The accusation against the NIF is that among the groups to receive funding are Breaking the Silence, B’Tselem, the Association of Civil Rights in Israel, Public Committee Against Torture in Israel, Yesh Din and Israeli branch of Physicians for Human Rights. All of these organisations allegedly provided negative references to the IDF in the Goldstone report.

Horovitz is blamed for organising a coup against Chazan as a columnist in response to the Im Tirtzu campaign. The reality is more complicated. It was the JPost management which silenced the writer after it had received a legal threat from the NIF, Chazan and their lawyers when the paper carried hostile advertisements. According to some reports, legal action is now under way, which makes the JPost’s decision even more understandable.

A senior journalist at the JPost, who insisted on anonymity, told me that contrary to media reports in Ha’aretz, repeated in the The Forward in New York and on the web, Chazan was not one of the “few left-wing columnists at the right-wing Post”. Instead, the paper has a diverse team of opinion-page commentators. Among those mentioned to me were Larry Derfner, David Newman, Gershon Baskin, as well as others from the political left.

Horovitz is said to have made an effort over the past five years to break the association of the paper with the right-wing cause. He takes the view that given the JPost’s unique position as an English language paper, it had a duty to ensure that its readers in Israel and worldwide have access to a wider range of views on Israel and the Jewish nation. If this was not the case then Chazan would not have been writing for the JPost in the first place. The paper’s loyalists insisted to me that no other Israeli paper offers such “freedom of expression” on its opinion pages.

Whereas the activities of the NIC, which has an annual budget of some $15bn are reasonably well known — as are its donors — details on Im Tirtzu are a little harder to come by.

Ha’aretz writer Jonathan Lis notes that while the group describes itself as a centrist movement, its loyalties are to the political right. Among the supporting foundations are the radical right-wing group Women in Green, as well as Pastor John Hagee of the Christians United for Israel, who Ha’aretz alleges has “been implicated in antisemitic statements”.

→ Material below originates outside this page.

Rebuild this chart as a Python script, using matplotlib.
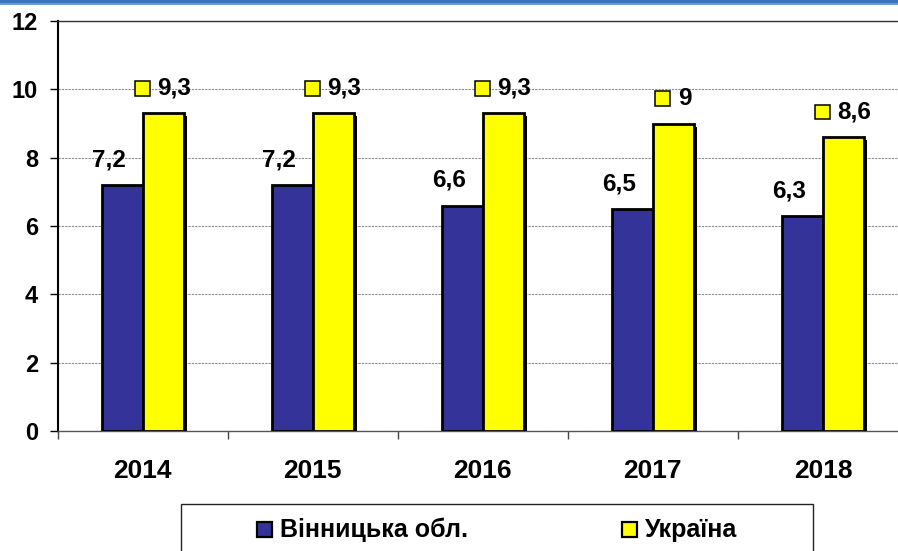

The row has even reached the Knesset, with the Kadima faction initially demanding a parliamentary inquiry into the NIF. But it has since decided to pool resources with Labour and allow matters to be looked at by the Knesset’s Foreign Affairs and Defence Committee.

Not surprisingly, the dispute has created a robust debate in the blogosphere, with the influential US-based Huffingtonpost weighing in against the “McCarthyism” of those who silenced JPost.

It is the editor’s remit to assign and drop columnists as he or she sees fit. If the editor feels management has overstepped the mark on matters of content there is the option of protest and resignation.

But clearly it would be all but impossible for an editor to give free rein to a commentator who had resorted to legal action against the paper in which he or she writes.